Beşinci nesil mobil iletişimin hayatımızda ciddi bir değişimi tetikleyeceği muhakkak. İlk akla gelen tabii akıllı cihazlarımızdaki mobil iletişim hızının artması; fakat bu, 5G’nin sadece küçük bir parçası. Şirketler makineleri arasında çok daha kusursuz ve kesintisiz bağlantı kurabilecek; üretim tesislerini ve şirket içi lojistik operasyonlarını eskisine göre çok daha verimli, çok daha özerk ve çok daha esnek hale getirebilecek.
5G nedir, hayatımızı nasıl etkiler konusuna gelmeden önce geniş bant kavramı ya da yüksek hızlı ağlara değinmek istiyorum. İnsanlık, inşa ettiği ortak medeniyetin ilk adımlarında bile farklı coğrafyaları ve toplulukları bir araya getirmek için yollar yapmaya, köprüler inşa etmeye büyük öncelik ve önem verdi. Bu sayede iletişimi sağlayabildi, ticareti güçlendirdi ve insanları, olayları ve fikirleri birbirine yaklaştırdı, bağladı. 5G ile yeniden gündemimize giren yüksek hız ve ağ bağlanabilirliği konularına da bu çerçeveden bakmanın önemli olduğunu düşünüyorum.
5G’yi kamu binalarından apartmanlara, plazalardan yerel yönetim dairelerine, otomatik raf sistemlerinden robotlara, vs. hayatımızdaki her türlü kamusal / özel alanı ve üretim sahalarını birleştiren global bir kablosuz şebeke olarak düşünebiliriz. Bugün üretim tesislerindeki çoğu makine ve cihaz hala kablolarla birbirine bağlı. Ancak, 2020 yılından itibaren devreye girecek olan yeni 5G iletişim standardı sayesinde, bu durum yakın gelecekte kesinlikle değişecek. Başlangıçta saniyede bir ile 5 gigabit arasında bir veri hızı olacak ve sonradan saniyede 20 gigabite kadar çıkacak; ki bu da kendisinden önceki LTE’den on ila 20 kat daha fazla hıza ulaşmasını sağlayacak olan çok önemli bir atılım.

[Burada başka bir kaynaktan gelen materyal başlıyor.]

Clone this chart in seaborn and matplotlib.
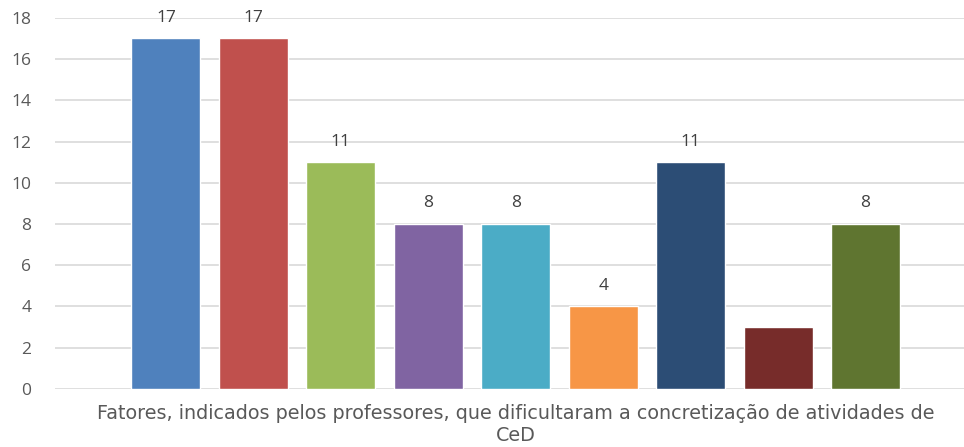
import matplotlib.pyplot as plt
import seaborn as sns
import pandas as pd

# Dados (uma categoria, nove fatores)
categoria = "Fatores, indicados pelos professores, que dificultaram a concretização de atividades de\nCeD"
fatores = ["F1", "F2", "F3", "F4", "F5", "F6", "F7", "F8", "F9"]
valores = [17, 17, 11, 8, 8, 4, 11, 3, 8]
rotulos = ["17", "17", "11", "8", "8", "4", "11", "", "8"]
cores = ["#4F81BD", "#C0504D", "#9BBB59", "#8064A2", "#4BACC6",
         "#F79646", "#2C4D75", "#772C2A", "#5F7530"]

df = pd.DataFrame({"grupo": [categoria] * len(fatores), "fator": fatores, "valor": valores})

sns.set_style("white")
plt.rcParams['font.family'] = ['Open Sans', 'DejaVu Sans']

fig = plt.figure(figsize=(9.64, 4.47), dpi=100)
ax = fig.add_axes([0.057, 0.130, 0.956, 0.830])

sns.barplot(data=df, x="grupo", y="valor", hue="fator", palette=cores,
            width=0.854, gap=0.21, legend=False, ax=ax, saturation=1)

# rótulos de valor acima das barras
for cont, lab in zip(ax.containers, rotulos):
    ax.bar_label(cont, labels=[lab], padding=9, fontsize=12.5, color="#404040")

ax.set_ylim(0, 18)
ax.set_yticks(range(0, 19, 2))
ax.yaxis.grid(True, color="#D9D9D9", linewidth=1.2)
ax.set_axisbelow(True)
for s in ax.spines.values():
    s.set_visible(False)
ax.set_xlabel("")
ax.set_ylabel("")
ax.tick_params(axis="y", length=0, pad=17, labelsize=12.5, labelcolor="#595959")
ax.tick_params(axis="x", length=0, pad=11)
for t in ax.get_xticklabels():
    t.set_fontfamily(["DejaVu Sans"])
    t.set_fontsize(13.8)
    t.set_color("#595959")
    t.set_linespacing(1.2)

plt.savefig("out.png", dpi=100)
plt.close()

Tabii 5G bize iletişimi hızlandırmanın yanında iş geliştirme ve ticaret alanında fırsatlar sunarken, beraberinde tıpkı yol ve köprülerde olduğu gibi güvenlik konusunda bir riski de beraberinde getiriyor. Bu aşamada da siber güvenlik gündemimize geliyor. Yaratılan ekonomik trafiği güvende tutabilmek için yeni yaklaşımlar ortaya koymamız lazım. Siber güvenlik, artık sadece donanım ve yazılım meselesi olmaktan çıktı. Son dönemdeki siber saldırıları düşündüğümüzde insan odaklı bir yaklaşımı benimsemek, bunu kurum kültürüne yansıtmak, yaşanabilecek olumsuzlukları önlemek için büyük önem taşıyor.

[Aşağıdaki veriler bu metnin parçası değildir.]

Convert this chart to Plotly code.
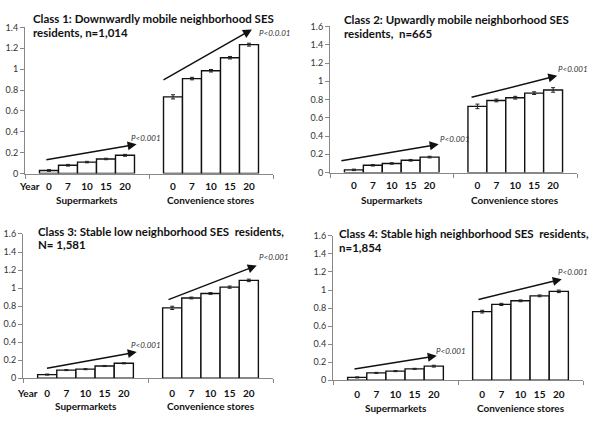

Ben internetin bilginin özgürce akışı açısından harika bir yapı olduğuna inananlardanım. Ancak içeriğin değerine odaklanırken verilerin kıymetini atlamamalıyız. Bazen bu değeri pas geçebiliyoruz. Araştırma şirketi BARC’a göre, Büyük Veri’den faydalanan kurumların gelirleri yüzde 8 ile 10 arası artış gösterirken, toplam maliyetleri yüzde 10 düşüyor. Veri işlerinin yaratacağı ek istihdamı bir kenara koysak bile, çalışanların zaman kazançları iş dünyasının ana fonksiyonlarına odaklanmasına, daha yaratıcı sonuçlar üretmelerine yarayacak. Bu anlamda 5G, her sektör için kıymetli fırsatlar sunuyor.
Odağımızda ne olursa olsun, asıl hedefimiz her zaman yeniyi aramak, yeniliği araştırmak olmalı. 5G de “yeni” olanı arayışta ve ortaya koymada bize muazzam katkılar sunacak. O nedenle, 5G ile doğacak imkânlardan ne şekilde faydalanabiliriz, yeni dünyaya nasıl adapte oluruz konularını düşünmek için harekete geçmeli ve yanı başımızdaki bu gelişme için son hazırlıklarımızı şimdiden yapmalıyız.